There are plenty of linear and nonlinear optical processes, that can be divided into two groups: parametric and non-parametric (link). However, why are they called parametric (non-parametric)? What is the origin for this? Where is the dependence/independence on a parameter? What is the parameter, according to which this classification makes sense?
As stated in the link to the wikipedia page that you provide, the definition of a parametric optical interaction with a medium is usually given as that which leaves the quantum state of the medium unchanged. This includes quasi-instantaneous perturbative nonlinear effects such as sum-frequency generation, self-phase modulation, etc. A non-parametric optical process is the opposite, i.e., the quantum state of the medium is changed by the process. An example would be Raman scattering, where the input photon energy is converted into a phonon and an output photon with a frequency which is detuned from the input photon frequency by an amount determined by the phonon energy.

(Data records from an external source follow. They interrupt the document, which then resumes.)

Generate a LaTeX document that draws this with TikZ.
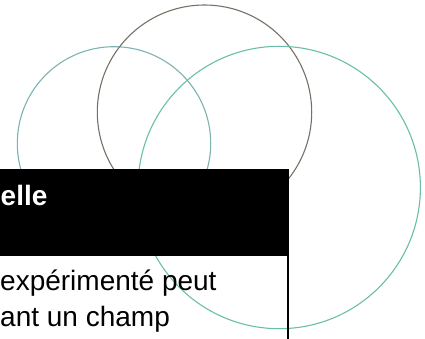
\documentclass[tikz,border=0pt]{standalone}
\usepackage{fontspec}
\setmainfont{Liberation Sans}
\definecolor{ringA}{RGB}{125,178,178}
\definecolor{ringB}{RGB}{118,112,102}
\definecolor{ringC}{RGB}{105,190,170}
\tikzset{
  ring/.style={draw, line width=1.1pt},
  bodytext/.style={anchor=base west, inner sep=0pt, font=\fontsize{28}{36}\selectfont, text=black},
  headtext/.style={anchor=base west, inner sep=0pt, font=\fontsize{28}{36}\selectfont\bfseries, text=white}
}
\begin{document}
\begin{tikzpicture}[x=1pt,y=-1pt]
\useasboundingbox (0,0) rectangle (425,339);
\clip (0,0) rectangle (425,339);
% rings
\draw[ring, ringA] (114,143.4) circle[radius=96.7];
\draw[ring, ringB] (204.5,112.2) circle[radius=107.2];
\draw[ring, ringC] (279.2,187.5) circle[radius=141.2];
% header band
\fill[black] (-2,169) rectangle (288.5,256);
\node[headtext] (head) at (0.5,205) {elle};
% body
\node[bodytext] (l1) at (0,290) {expérimenté peut};
\node[bodytext] (l2) at (0,326) {ant un champ};
\coordinate (rt) at (287.5,256);
\coordinate (rb) at (287.5,340);
\draw[line width=2pt] (rt) -- (rb);
\end{tikzpicture}
\end{document}
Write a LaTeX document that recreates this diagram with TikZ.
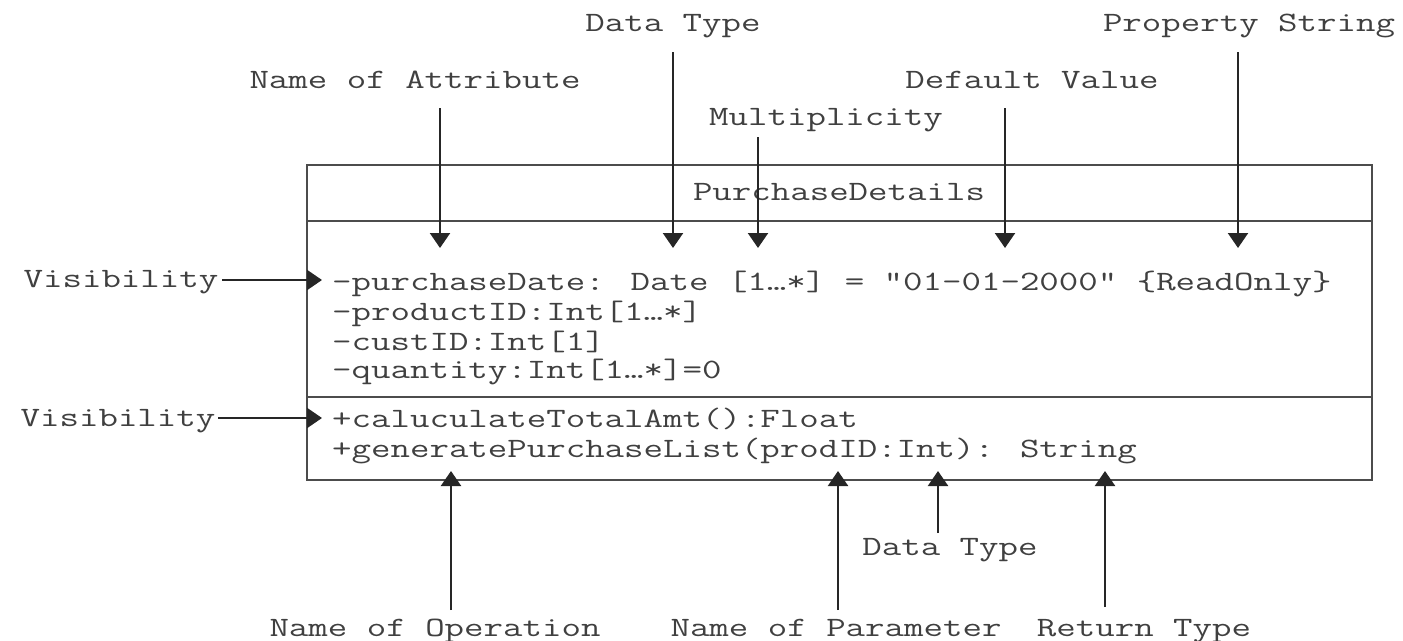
\documentclass[tikz,border=0pt]{standalone}
\usepackage{fontspec}
\usetikzlibrary{arrows.meta}
\newcommand\widetxt[1]{\scalebox{1.35}[1]{#1}}
\begin{document}
\begin{tikzpicture}[x=1pt,y=-1pt,
  txt/.style={font=\fontsize{28}{28}\selectfont\ttfamily, text=black!75, inner sep=0pt, anchor=base},
  rowtxt/.style={txt, anchor=base west},
  frame/.style={draw=black!70, line width=2pt},
  pointer/.style={draw=black!85, line width=2.2pt, -{Triangle[width=20pt,length=15pt]}}]
\useasboundingbox (0,0) rectangle (1403,640);

% class box
\node (cls) [frame, rectangle, inner sep=0pt, minimum width=1065pt, minimum height=315pt, anchor=north west] at (306,164) {};
\draw[frame] ([yshift=-57pt]cls.north west) -- ([yshift=-57pt]cls.north east);
\draw[frame] ([yshift=84pt]cls.south west) -- ([yshift=84pt]cls.south east);

\node (title) [txt] at (839,200) {\widetxt{PurchaseDetails}};
\node (r1) [rowtxt] at (332,290) {\widetxt{-purchaseDate: Date [1…*] = "01-01-2000" \{ReadOnly\}}};
\node (r2) [rowtxt] at (332,320) {\widetxt{-productID:Int[1…*]}};
\node (r3) [rowtxt] at (332,350) {\widetxt{-custID:Int[1]}};
\node (r4) [rowtxt] at (332,378) {\widetxt{-quantity:Int[1…*]=0}};
\node (o1) [rowtxt] at (332,427) {\widetxt{+caluculateTotalAmt():Float}};
\node (o2) [rowtxt] at (332,457) {\widetxt{+generatePurchaseList(prodID:Int): String}};

% top labels
\node (ldt) [txt] at (673,31) {\widetxt{Data Type}};
\node (lps) [txt] at (1249,31) {\widetxt{Property String}};
\node (lna) [txt] at (415,88) {\widetxt{Name of Attribute}};
\node (ldv) [txt] at (1032,88) {\widetxt{Default Value}};
\node (lmu) [txt] at (826,125) {\widetxt{Multiplicity}};
% left labels
\node (lv1) [txt] at (121,287) {\widetxt{Visibility}};
\node (lv2) [txt] at (118,426) {\widetxt{Visibility}};
% bottom labels
\node (ldt2) [txt] at (950,555) {\widetxt{Data Type}};
\node (lno) [txt] at (435,636) {\widetxt{Name of Operation}};
\node (lnp) [txt] at (836,636) {\widetxt{Name of Parameter}};
\node (lrt) [txt] at (1144,636) {\widetxt{Return Type}};

% arrow coordinates
\coordinate (s1) at (440,108);  \coordinate (e1) at (440,248);
\coordinate (s2) at (673,52);   \coordinate (e2) at (673,248);
\coordinate (s3) at (758,137);  \coordinate (e3) at (758,248);
\coordinate (s4) at (1005,108); \coordinate (e4) at (1005,248);
\coordinate (s5) at (1238,52);  \coordinate (e5) at (1238,248);
\coordinate (s6) at (222,280);  \coordinate (e6) at (322,280);
\coordinate (s7) at (218,418);  \coordinate (e7) at (322,418);
\coordinate (s8) at (451,610);  \coordinate (e8) at (451,471);
\coordinate (s9) at (838,610);  \coordinate (e9) at (838,471);
\coordinate (s10) at (938,533); \coordinate (e10) at (938,471);
\coordinate (s11) at (1105,607); \coordinate (e11) at (1105,471);

\foreach \i in {1,...,11} { \draw[pointer] (s\i) -- (e\i); }
\end{tikzpicture}
\end{document}
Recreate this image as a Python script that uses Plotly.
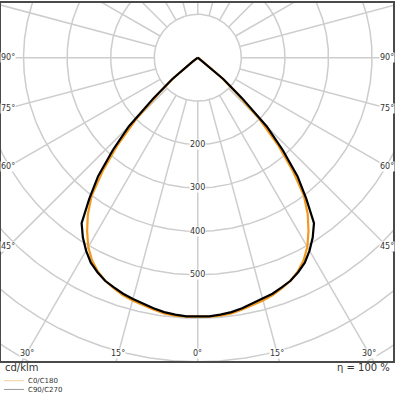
import numpy as np
import plotly.graph_objects as go

# ---------------- data (cd/klm) ----------------
gamma = [0, 2.5, 5, 7.5, 10, 12.5, 15, 17.5, 20, 22.5, 25, 27.5, 30, 32.5, 35,
         37.5, 40, 42.5, 45, 47.5, 50, 52.5, 55, 60, 65, 70, 75, 80, 85, 90]
c0_c180 = [597, 597, 596, 594, 589, 584, 579, 573, 565, 556, 543, 526, 503, 473, 440,
           400, 338, 272, 200, 122, 70, 15, 0, 0, 0, 0, 0, 0, 0, 0]
c90_c270 = [596, 596, 594, 591, 586, 580, 575, 570, 563, 556, 545, 532, 513, 491, 465,
            409, 356, 289, 224, 137, 77, 16, 0, 0, 0, 0, 0, 0, 0, 0]
ring_values = [100, 200, 300, 400, 500, 600, 700, 800, 900]
ring_labels = [200, 300, 400, 500]
spoke_angles = list(range(0, 360, 15))
side_label_angles = [45, 60, 75, 90]
bottom_label_angles = [0, 15, 30]
series_names = ["C0/C180", "C90/C270"]
unit_text = "cd/klm"
eta_text = "η\u00a0=\u00a0100\u00a0%"

# ---------------- geometry ----------------
W, H = 396, 396
S = 0.4367            # px per cd/klm
CX, CY = 198.3, 56.0  # pixel position of the pole
L, R, T, B = 1, 394, 1, 361
xr = [-(CX - L) / S, (R - CX) / S]
yr = [-(B - CY) / S, (CY - T) / S]

def px2paper_x(px):
    return (px - L) / (R - L)

def px2paper_y(py):
    return (B - py) / (B - T)

FONT = "DejaVu Sans"
GRID = "#cdcdcd"
TXT = "#333333"

fig = go.Figure()

# grid rings
t = np.radians(np.linspace(0, 360, 721))
for rv in ring_values:
    fig.add_trace(go.Scatter(x=rv * np.sin(t), y=-rv * np.cos(t), mode="lines",
                             line=dict(color=GRID, width=1.5), hoverinfo="skip",
                             showlegend=False))
# spokes
for a in spoke_angles:
    ar = np.radians(a)
    rr = np.array([ring_values[0], 2000])
    fig.add_trace(go.Scatter(x=rr * np.sin(ar), y=-rr * np.cos(ar), mode="lines",
                             line=dict(color=GRID, width=1.5), hoverinfo="skip",
                             showlegend=False))

# curves (mirrored around 0°)
def curve(vals):
    g = np.radians(np.array(gamma))
    v = np.array(vals, dtype=float)
    xl = -v[::-1] * np.sin(g[::-1])
    yl = -v[::-1] * np.cos(g[::-1])
    xr_ = v[1:] * np.sin(g[1:])
    yr_ = -v[1:] * np.cos(g[1:])
    return np.concatenate([xl, xr_]), np.concatenate([yl, yr_])

x0, y0 = curve(c0_c180)
fig.add_trace(go.Scatter(x=x0, y=y0, mode="lines", name=series_names[0],
                         line=dict(color="#f39a1e", width=2.2), showlegend=False))
x1, y1 = curve(c90_c270)
fig.add_trace(go.Scatter(x=x1, y=y1, mode="lines", name=series_names[1],
                         line=dict(color="#000000", width=2.2), showlegend=False))

ann = []
# ring labels
for v in ring_labels:
    ann.append(dict(x=0, y=-v, xref="x", yref="y", text=str(v), showarrow=False,
                    font=dict(family=FONT, size=8, color=TXT), bgcolor="white",
                    borderpad=0, xanchor="center", yanchor="middle"))
# side angle labels (centered on spoke at x = +-190px from pole)
sx = 190.0 / S
for a in side_label_angles:
    yy = 0 if a == 90 else -sx / np.tan(np.radians(a))
    for sgn in (-1, 1):
        ann.append(dict(x=sgn * sx, y=yy, xref="x", yref="y", text=f"{a}°",
                        showarrow=False, font=dict(family=FONT, size=8, color=TXT),
                        bgcolor="white", borderpad=0, xanchor="center", yanchor="middle"))
# bottom angle labels
by = -(353.0 - CY) / S
for a in bottom_label_angles:
    for sgn in ((1,) if a == 0 else (-1, 1)):
        ann.append(dict(x=sgn * (-by) * np.tan(np.radians(a)), y=by, xref="x", yref="y",
                        text=f"{a}°", showarrow=False,
                        font=dict(family=FONT, size=8, color=TXT),
                        bgcolor="white", borderpad=0, xanchor="center", yanchor="middle"))
# unit and efficiency text
ann.append(dict(x=px2paper_x(3), y=px2paper_y(368), xref="paper", yref="paper",
                text=unit_text, showarrow=False, xanchor="left", yanchor="middle",
                font=dict(family=FONT, size=10, color=TXT)))
ann.append(dict(x=px2paper_x(393), y=px2paper_y(368), xref="paper", yref="paper",
                text=eta_text, showarrow=False, xanchor="right", yanchor="middle",
                font=dict(family=FONT, size=10, color=TXT)))
# legend: one text block, two key lines
leg_y = [380.8, 389.6]
leg_col = ["#f9cf9c", "#9a9a9a"]
ann.append(dict(x=px2paper_x(27), y=px2paper_y(sum(leg_y) / 2), xref="paper",
                yref="paper", text="<br>".join(series_names), showarrow=False,
                xanchor="left", yanchor="middle", align="left", borderpad=0,
                font=dict(family=FONT, size=7, color=TXT)))
shapes = []
for ly, lc in zip(leg_y, leg_col):
    shapes.append(dict(type="line", xref="paper", yref="paper",
                       x0=px2paper_x(4), x1=px2paper_x(24),
                       y0=px2paper_y(ly), y1=px2paper_y(ly),
                       line=dict(color=lc, width=1)))

fig.update_layout(
    width=W, height=H,
    margin=dict(l=L, r=W - R, t=T, b=H - B, pad=0),
    paper_bgcolor="white", plot_bgcolor="white",
    xaxis=dict(range=xr, showgrid=False, zeroline=False, showticklabels=False,
               ticks="", showline=True, mirror=True, linecolor="#4a4a4a", linewidth=2,
               fixedrange=True),
    yaxis=dict(range=yr, showgrid=False, zeroline=False, showticklabels=False,
               ticks="", showline=True, mirror=True, linecolor="#4a4a4a", linewidth=2,
               fixedrange=True),
    annotations=ann, shapes=shapes, showlegend=False,
)

fig.write_html("out.html")
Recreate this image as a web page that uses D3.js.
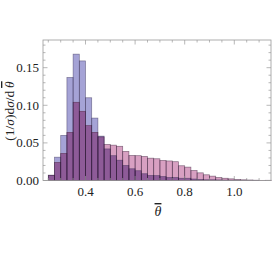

In these interactions it is momentum which is being parameterized. Although the quantum state of the material is unchanged by a parametric processes, the material is required to fulfil the phase matching conditions which ensure momentum conservation. Non-parametric processes rely on other things (such as absorption and energy storage within the material) to circumvent phase matching conditions, and thus don't parameterize momentum*. This is indicated in the third section of the Wiki link that you posted: Parametric processes interact only with the real part of the refractive index, whereas non-parametric processes interact with the imaginary part as well, which determines absorption (a very simplistic description for this is given here).
*This doesn't mean that momentum isn't conserved during non-parametric processes, it's just that the non-parametric process doesn't rely on it.